J.D. Salinger’s death brings reflection, mourning
Many people, including me, were not shocked by J.D. Salinger’s death Thursday. He was 91 and had been a recluse since the publication of ‘The Catcher in the Rye.’ But I somehow feel as if a part of literary history has now been folded and tucked away.
Since Salinger’s death was publicized, literary Web sites have been pulling out his early short stories such as ‘The Heart of a Broken Story’ and ‘This Sandwich Has No Mayonnaise,’ written before his only novel, ‘The Catcher in the Rye,’ became a national and cultural phenomenon after its 1951 publication.
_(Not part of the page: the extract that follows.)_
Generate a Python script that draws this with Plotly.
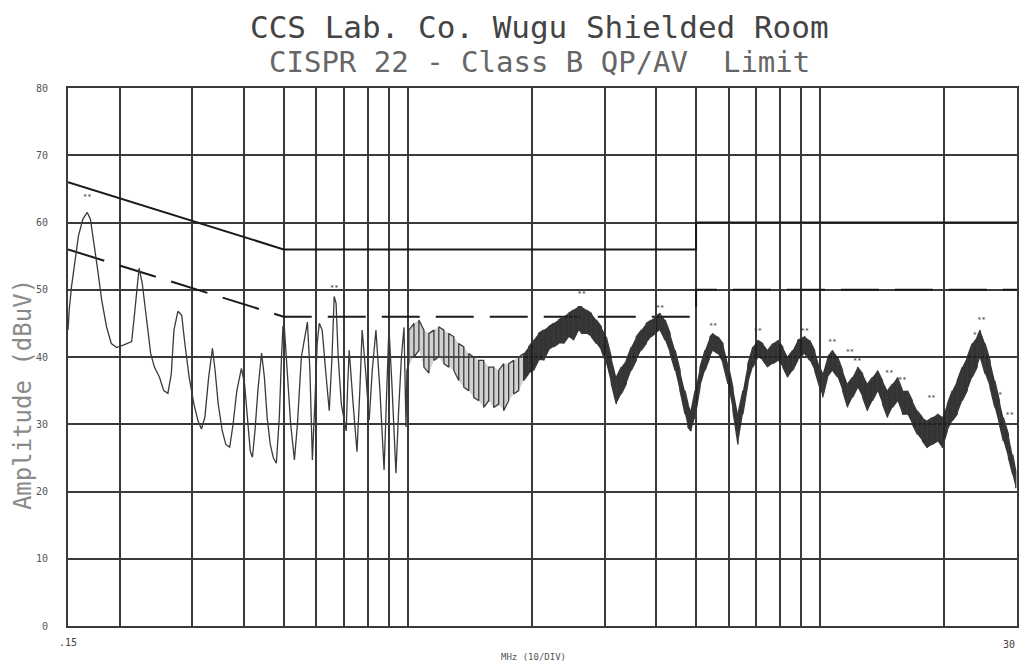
import plotly.graph_objects as go

# ---- Data (frequency in MHz, amplitude in dBuV) ----
low_freq = [0.150, 0.151, 0.153, 0.156, 0.159, 0.163, 0.167, 0.170, 0.173, 0.177,
            0.181, 0.186, 0.191, 0.197, 0.205, 0.214, 0.218, 0.223, 0.227, 0.233,
            0.238, 0.243, 0.250, 0.256, 0.262, 0.267, 0.271, 0.277, 0.283, 0.288,
            0.295, 0.303, 0.310, 0.316, 0.322, 0.329, 0.336, 0.341, 0.347, 0.355,
            0.362, 0.370, 0.377, 0.385, 0.395, 0.402, 0.409, 0.415, 0.420, 0.426,
            0.433, 0.442, 0.449, 0.456, 0.464, 0.472, 0.480, 0.488, 0.494, 0.498,
            0.502, 0.510, 0.520, 0.531, 0.540, 0.552, 0.571, 0.579, 0.587, 0.595,
            0.603, 0.610, 0.620, 0.632, 0.645, 0.655, 0.663, 0.670, 0.678, 0.690,
            0.709, 0.715, 0.721, 0.737, 0.753, 0.765, 0.775, 0.790, 0.806, 0.820,
            0.837, 0.856, 0.876, 0.888, 0.900, 0.915, 0.936, 0.950, 0.965, 0.979,
            0.985, 0.990, 0.995]
low_amp = [44.0, 47.0, 50.5, 54.5, 58.0, 60.5, 61.5, 60.5, 57.5, 53.0,
           48.5, 44.5, 42.0, 41.4, 41.8, 42.3, 47.0, 53.2, 51.0, 45.0,
           40.5, 38.5, 37.0, 35.0, 34.6, 37.5, 44.0, 46.8, 46.2, 42.0,
           37.0, 33.0, 30.5, 29.3, 31.0, 37.0, 41.3, 38.0, 33.0, 29.0,
           27.0, 26.6, 30.0, 35.0, 38.3, 36.0, 30.0, 26.0, 25.1, 29.0,
           35.0, 40.6, 37.0, 31.0, 27.0, 25.0, 24.2, 31.0, 40.0, 44.5,
           44.4, 38.0, 30.0, 24.7, 30.0, 40.0, 45.2, 38.0, 24.7, 33.0,
           42.0, 45.0, 44.0, 38.0, 32.0, 40.0, 49.0, 48.0, 40.0, 33.0,
           29.0, 36.0, 41.0, 33.0, 25.9, 35.0, 44.0, 38.0, 30.6, 38.0,
           44.0, 35.0, 23.2, 34.0, 44.4, 36.0, 22.7, 32.0, 40.0, 44.4,
           38.0, 29.6, 38.0]

# dense sweep section: per display bucket, max and min reading
hf_freq = [1.006, 1.035, 1.064, 1.094, 1.125, 1.157, 1.189, 1.223, 1.257, 1.293,
           1.329, 1.367, 1.405, 1.445, 1.486, 1.528, 1.571, 1.616, 1.661, 1.708,
           1.756, 1.806, 1.857, 1.909, 1.963, 2.018, 2.075, 2.134, 2.194, 2.256,
           2.319, 2.385, 2.452, 2.521, 2.592, 2.636, 2.710, 2.787, 2.865, 2.946,
           3.029, 3.115, 3.203, 3.294, 3.387, 3.482, 3.581, 3.682, 3.785, 3.892,
           3.979, 4.092, 4.207, 4.326, 4.448, 4.573, 4.701, 4.781, 4.862, 4.971,
           5.112, 5.256, 5.405, 5.496, 5.651, 5.810, 5.974, 6.142, 6.316, 6.494,
           6.677, 6.865, 7.059, 7.258, 7.463, 7.675, 7.890, 8.114, 8.342, 8.577,
           8.820, 9.170, 9.429, 9.694, 9.969, 10.14, 10.42, 10.72, 11.02, 11.33,
           11.65, 11.98, 12.32, 12.67, 13.02, 13.39, 13.77, 14.16, 14.56, 14.97,
           15.39, 15.83, 16.27, 16.73, 17.20, 17.69, 18.19, 18.70, 19.23, 19.77,
           20.33, 20.90, 21.49, 22.10, 22.72, 23.36, 24.02, 24.43, 25.10, 25.80,
           26.50, 27.20, 27.80, 28.60, 29.30, 29.80]
hf_max = [44.0, 45.0, 45.5, 44.0, 43.5, 44.0, 44.5, 44.0, 43.5, 43.0,
          42.0, 41.5, 40.5, 40.0, 39.5, 39.5, 38.5, 38.5, 38.0, 39.0,
          39.0, 39.5, 40.0, 40.5, 41.5, 42.5, 43.5, 44.0, 44.5, 45.0,
          45.5, 46.0, 46.5, 47.0, 47.5, 47.5, 47.0, 46.5, 45.5, 44.5,
          43.0, 40.0, 37.0, 38.5, 39.5, 41.5, 43.0, 44.0, 45.0, 45.5,
          46.0, 46.5, 45.5, 43.5, 41.0, 38.0, 35.0, 33.0, 32.0, 35.0,
          38.5, 41.0, 43.0, 43.5, 43.0, 42.0, 39.0, 35.5, 31.5, 35.0,
          39.0, 41.5, 42.5, 42.0, 41.0, 42.0, 42.5, 41.5, 40.0, 41.0,
          42.5, 43.0, 42.5, 41.0, 38.5, 37.5, 40.0, 41.0, 40.0, 38.0,
          36.0, 37.0, 38.5, 37.5, 36.0, 37.0, 38.0, 36.5, 35.0, 36.0,
          37.0, 35.0, 35.0, 33.5, 32.0, 31.0, 30.5, 31.0, 31.5, 31.0,
          33.0, 35.0, 36.5, 38.5, 40.0, 42.0, 43.0, 44.0, 42.0, 39.5,
          36.5, 33.5, 31.0, 28.5, 25.5, 23.0]
hf_min = [39.0, 40.0, 41.0, 38.5, 37.6, 39.5, 40.0, 39.0, 38.5, 38.0,
          36.5, 35.5, 35.0, 34.0, 33.5, 32.5, 33.5, 32.5, 33.0, 32.0,
          33.5, 34.5, 35.0, 36.5, 37.5, 38.0, 39.5, 39.5, 41.0, 41.5,
          42.0, 42.0, 43.0, 42.5, 44.0, 43.5, 43.5, 43.0, 42.0, 41.0,
          39.0, 36.0, 33.0, 34.5, 36.0, 38.0, 39.5, 41.0, 42.0, 43.0,
          43.5, 44.0, 42.5, 40.5, 38.0, 35.0, 31.5, 29.5, 29.0, 31.0,
          35.5, 38.0, 40.0, 41.0, 40.5, 39.0, 36.0, 32.0, 27.0, 31.5,
          36.0, 38.5, 40.0, 39.5, 38.5, 39.0, 39.5, 38.5, 37.0, 38.0,
          39.5, 40.5, 39.5, 38.0, 35.5, 34.0, 37.0, 38.0, 37.0, 35.0,
          32.5, 34.0, 35.5, 34.0, 32.0, 33.5, 35.0, 33.0, 31.0, 32.5,
          33.5, 31.5, 31.5, 30.0, 28.5, 27.5, 26.5, 27.0, 27.5, 26.5,
          29.0, 30.5, 31.5, 33.5, 35.0, 37.0, 38.5, 40.0, 37.5, 35.5,
          32.5, 30.0, 27.5, 25.0, 22.5, 20.5]

# CISPR 22 Class B limits
qp_freq = [0.15, 0.5, 5.0, 5.0, 30.0]
qp_limit = [66, 56, 56, 60, 60]
av_freq = [0.15, 0.5, 5.0, 5.0, 30.0]
av_limit = [56, 46, 46, 50, 50]

# peak markers (frequency, label level)
mark_freq = [0.167, 0.663, 2.64, 4.09, 5.50, 7.06, 9.17, 10.7, 11.8, 12.3,
             14.7, 15.8, 18.6, 24.0, 24.6, 27.0, 28.8]
mark_level = [63.8, 50.2, 49.3, 47.2, 44.6, 43.8, 43.8, 42.2, 40.7, 39.3,
              37.6, 36.6, 33.9, 43.3, 45.4, 34.3, 31.4]

x_grid = [0.15, 0.2, 0.3, 0.4, 0.5, 0.6, 0.7, 0.8, 0.9, 1, 2, 3, 4, 5, 6, 7, 8, 9, 10, 20, 30]
x_text = [".15"] + [""] * 20
y_ticks = [0, 10, 20, 30, 40, 50, 60, 70, 80]
y_text = ["0", "10", "20", "30", "40", "50", "60", "70", "80"]

# ---- build the swept trace path ----
trace_x = list(low_freq)
trace_y = list(low_amp)
for i, f in enumerate(hf_freq):
    trace_x += [f, f]
    if i % 2 == 0:
        trace_y += [hf_min[i], hf_max[i]]
    else:
        trace_y += [hf_max[i], hf_min[i]]


def band(f_lo, f_hi):
    idx = [i for i, f in enumerate(hf_freq) if f_lo <= f < f_hi]
    xs = [hf_freq[i] for i in idx] + [hf_freq[i] for i in reversed(idx)]
    ys = [hf_max[i] for i in idx] + [hf_min[i] for i in reversed(idx)]
    return xs, ys


fig = go.Figure()
fig.add_trace(go.Scatter(x=qp_freq, y=qp_limit, mode="lines",
                         line=dict(color="#1a1a1a", width=2), hoverinfo="skip"))
fig.add_trace(go.Scatter(x=av_freq, y=av_limit, mode="lines",
                         line=dict(color="#1a1a1a", width=2, dash="38px,16px"), hoverinfo="skip"))
bx, by = band(1.0, 1.95)
fig.add_trace(go.Scatter(x=bx, y=by, mode="lines", fill="toself",
                         fillcolor="rgba(120,120,120,0.35)", line=dict(width=0),
                         hoverinfo="skip"))
bx, by = band(1.9, 31)
fig.add_trace(go.Scatter(x=bx, y=by, mode="lines", fill="toself",
                         fillcolor="rgba(30,30,30,0.9)", line=dict(width=0),
                         hoverinfo="skip"))
fig.add_trace(go.Scatter(x=trace_x, y=trace_y, mode="lines",
                         line=dict(color="#3a3a3a", width=1.3), hoverinfo="skip"))
fig.add_trace(go.Scatter(x=mark_freq, y=mark_level, mode="text", text=["**"] * len(mark_freq),
                         textfont=dict(size=7, color="#333333", family="DejaVu Sans Mono"),
                         hoverinfo="skip"))

# The page body has an 8px margin: the figure is sized to fit the window without scrollbars.
fig.update_layout(
    width=1011, height=656,
    margin=dict(l=60, r=0, t=80, b=38),
    paper_bgcolor="white", plot_bgcolor="white",
    showlegend=False,
    font=dict(family="DejaVu Sans Mono", color="#555555"),
    xaxis=dict(type="log", range=[-0.82391, 1.47712],
               tickmode="array", tickvals=x_grid, ticktext=x_text,
               showgrid=True, gridcolor="#3a3a3a", gridwidth=1.5,
               zeroline=False, showline=True, linecolor="#3a3a3a", linewidth=2, mirror=True,
               ticks="", tickfont=dict(size=10, color="#444444"), ticklabelstandoff=6),
    yaxis=dict(range=[0, 80], tickmode="array", tickvals=y_ticks, ticktext=y_text,
               showgrid=True, gridcolor="#3a3a3a", gridwidth=1.5,
               zeroline=False, showline=True, linecolor="#3a3a3a", linewidth=2, mirror=True,
               ticks="", tickfont=dict(size=10, color="#555555"), ticklabelstandoff=16),
)

# right-end frequency label (kept inside the figure edge)
fig.add_annotation(text="30", xref="paper", yref="paper", x=1.0, y=-0.034,
                   xanchor="right", yanchor="middle", showarrow=False,
                   font=dict(size=10, color="#444444", family="DejaVu Sans Mono"))
fig.add_annotation(text="CCS Lab. Co. Wugu Shielded Room", xref="paper", yref="paper",
                   x=0.497, y=1.1135, xanchor="center", yanchor="middle", showarrow=False,
                   font=dict(size=31, color="#444444", family="DejaVu Sans Mono"))
fig.add_annotation(text="CISPR 22 - Class B QP/AV  Limit", xref="paper", yref="paper",
                   x=0.497, y=1.049, xanchor="center", yanchor="middle", showarrow=False,
                   font=dict(size=29, color="#666666", family="DejaVu Sans Mono"))
fig.add_annotation(text="Amplitude (dBuV)", xref="paper", yref="paper",
                   x=-0.048, y=0.43, xanchor="center", yanchor="middle", showarrow=False,
                   textangle=-90, font=dict(size=24, color="#8a8a8a", family="DejaVu Sans Mono"))
fig.add_annotation(text="MHz (10/DIV)", xref="paper", yref="paper",
                   x=0.49, y=-0.058, xanchor="center", yanchor="middle", showarrow=False,
                   font=dict(size=9, color="#555555", family="DejaVu Sans Mono"))

fig.write_html("out.html")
I’ve always held this strange notion that great books immortalize their authors, but now with Salinger gone, the magic of reading ‘Catcher’ will have dissipated. Salinger himself became a man of myths, known for being extremely private and granting his last interview more than 30 years ago in 1980.
Since his passing Thursday, I’ve asked many of my friends to reminisce on their memories of when they first laid eyes on the novel. I was not surprised to find that there were polarizing views about Salinger’s distrustful protagonist, ranging from the feelings of ‘enamored, the book changed my 15-year-old self’ to ‘I still don’t get what the hype is all about.’
I guess I should be honest and say that I fall under the ‘enamored, book changed my life’ crowd. When a work has so much depth and contradiction to question the authority of a generation through the point of view of a cynical yet delicately idealistic 17-year-old, it’s reflective of the author’s own attention to detail of the world that surrounded him. ‘The Catcher in the Rye’ became the book that defined me when I was 15, in a time when I was still searching for my own identity and moving listlessly in a society that I felt I had no place in.
Adam Gopnik, a contributor for The New Yorker, writes, ‘Yet though he may seem to have chosen a hermit’s life, Salinger was no hermit on the page. And so his death throws us back from the myth to the magical world of his writing as it really is, with its matchless comedy, its ear for American speech, its contagious ardor and incomparable charm. … Salinger was an expansive romantic, an observer of the details of the world.’
Even through changing times, ‘The Catcher in the Rye’ and the character Holden Caulfield have solidified themselves and become timeless. Those who first read the novel during adolescence still find the book prevalent enough to connect with, a swift reminder of the youth they once possessed.
Shane Dunn, a sophomore physics and math major, said that he thoroughly enjoyed the book when he first read it as a 14-year-old.
‘I thought it was the epitome of character development in a book,’ Dunn said. ‘Salinger portrayed Holden as the ultimate angst-y teenager complaining about the world when there was not much to complain about.’
I’ve always wanted to believe that Salinger concocted Holden as a version of himself, probably in hopes that the book had been an open portal for Salinger to divulge more about who he was through his works, rather than through interviews.
Nevertheless, those who did not enjoy Salinger’s novel found that Holden, coming from a privileged family, was too preachy. ‘Plot is in short supply. ‘The Catcher in the Rye’ is a novel where not very much happens,’ said Finlo Rohrer of the BBC News Magazine.
John Sumpter, a junior international relations and Middle Eastern studies major, commented that the book was eye-opening, but Salinger never really delivered.
‘The book was good, and it was intriguing that his writing style was different from other authors at the time,’ Sumpter said. ‘But his actual writing wasn’t anything spectacular. I’ve read far greater books than that.’
Fans or not, one thing we can all agree on is the long influence Salinger and his works have made since their early publications.
As Gopnik of The New Yorker so eloquently put it, ‘But the isolation of his later decades should not be allowed to obscure his essential gift for joy. The message of his writing was always the same: that, amid the malice and falseness of social life, redemption rises from clear speech and childlike enchantment, from all the forms of unself-conscious innocence that still surround us.’